Entries with chart source code:

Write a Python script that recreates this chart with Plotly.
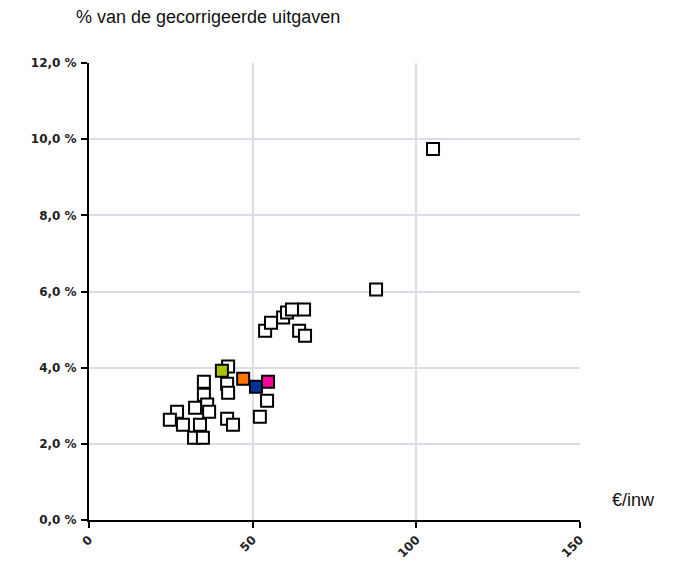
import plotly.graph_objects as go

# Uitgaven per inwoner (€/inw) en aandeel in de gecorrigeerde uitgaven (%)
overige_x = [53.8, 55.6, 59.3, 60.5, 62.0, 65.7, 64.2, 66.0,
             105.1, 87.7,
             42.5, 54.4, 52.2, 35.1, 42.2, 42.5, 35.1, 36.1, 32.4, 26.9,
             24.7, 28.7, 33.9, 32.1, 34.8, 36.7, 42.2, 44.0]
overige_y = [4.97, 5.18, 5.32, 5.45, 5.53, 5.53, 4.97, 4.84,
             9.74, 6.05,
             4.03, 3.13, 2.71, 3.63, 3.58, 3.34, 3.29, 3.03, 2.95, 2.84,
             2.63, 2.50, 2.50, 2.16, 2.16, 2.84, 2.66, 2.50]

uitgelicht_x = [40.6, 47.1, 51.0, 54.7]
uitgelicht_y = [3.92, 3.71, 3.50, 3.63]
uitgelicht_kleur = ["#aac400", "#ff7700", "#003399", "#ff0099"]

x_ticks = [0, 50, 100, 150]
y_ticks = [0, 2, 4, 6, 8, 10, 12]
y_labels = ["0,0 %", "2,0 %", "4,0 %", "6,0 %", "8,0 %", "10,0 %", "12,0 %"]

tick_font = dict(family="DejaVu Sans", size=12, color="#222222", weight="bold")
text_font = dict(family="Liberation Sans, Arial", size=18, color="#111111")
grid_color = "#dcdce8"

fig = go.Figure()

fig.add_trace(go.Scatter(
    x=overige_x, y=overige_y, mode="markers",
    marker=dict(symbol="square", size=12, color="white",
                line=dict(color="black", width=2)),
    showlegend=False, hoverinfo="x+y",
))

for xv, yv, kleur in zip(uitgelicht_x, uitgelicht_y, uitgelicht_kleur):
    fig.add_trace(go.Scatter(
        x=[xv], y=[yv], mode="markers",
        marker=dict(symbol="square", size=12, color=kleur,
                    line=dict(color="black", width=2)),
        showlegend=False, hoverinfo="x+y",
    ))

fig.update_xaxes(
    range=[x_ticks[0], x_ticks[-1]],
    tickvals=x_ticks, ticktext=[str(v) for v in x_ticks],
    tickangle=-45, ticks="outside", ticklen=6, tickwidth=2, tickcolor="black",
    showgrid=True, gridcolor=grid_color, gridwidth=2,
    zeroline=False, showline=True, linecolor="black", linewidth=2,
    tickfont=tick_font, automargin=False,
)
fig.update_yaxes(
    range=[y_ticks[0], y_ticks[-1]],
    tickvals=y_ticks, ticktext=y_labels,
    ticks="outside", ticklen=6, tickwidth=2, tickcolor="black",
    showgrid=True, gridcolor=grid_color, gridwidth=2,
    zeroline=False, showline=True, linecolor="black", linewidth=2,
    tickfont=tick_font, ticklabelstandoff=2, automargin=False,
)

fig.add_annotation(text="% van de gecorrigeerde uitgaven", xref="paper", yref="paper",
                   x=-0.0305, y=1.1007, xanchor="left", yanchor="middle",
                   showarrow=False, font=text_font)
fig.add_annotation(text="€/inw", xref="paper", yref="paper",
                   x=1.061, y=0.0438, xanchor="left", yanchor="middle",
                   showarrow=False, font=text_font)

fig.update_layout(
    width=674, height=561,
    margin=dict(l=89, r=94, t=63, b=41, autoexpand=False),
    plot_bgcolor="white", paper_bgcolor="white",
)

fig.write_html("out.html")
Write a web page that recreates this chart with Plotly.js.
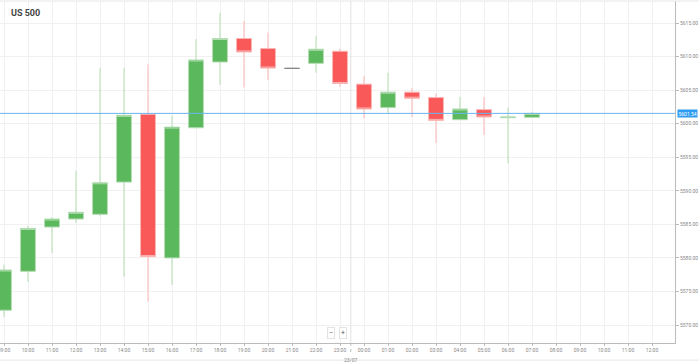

To be done -
Without the pictures, return the listing above from its first line through the line that has "2.63, 2.50, 2.50, 2.16, 2.16, 2.84, 2.66, 2.50]".

The answer -
Write a Python script that recreates this chart with Plotly.
import plotly.graph_objects as go

# Uitgaven per inwoner (€/inw) en aandeel in de gecorrigeerde uitgaven (%)
overige_x = [53.8, 55.6, 59.3, 60.5, 62.0, 65.7, 64.2, 66.0,
             105.1, 87.7,
             42.5, 54.4, 52.2, 35.1, 42.2, 42.5, 35.1, 36.1, 32.4, 26.9,
             24.7, 28.7, 33.9, 32.1, 34.8, 36.7, 42.2, 44.0]
overige_y = [4.97, 5.18, 5.32, 5.45, 5.53, 5.53, 4.97, 4.84,
             9.74, 6.05,
             4.03, 3.13, 2.71, 3.63, 3.58, 3.34, 3.29, 3.03, 2.95, 2.84,
             2.63, 2.50, 2.50, 2.16, 2.16, 2.84, 2.66, 2.50]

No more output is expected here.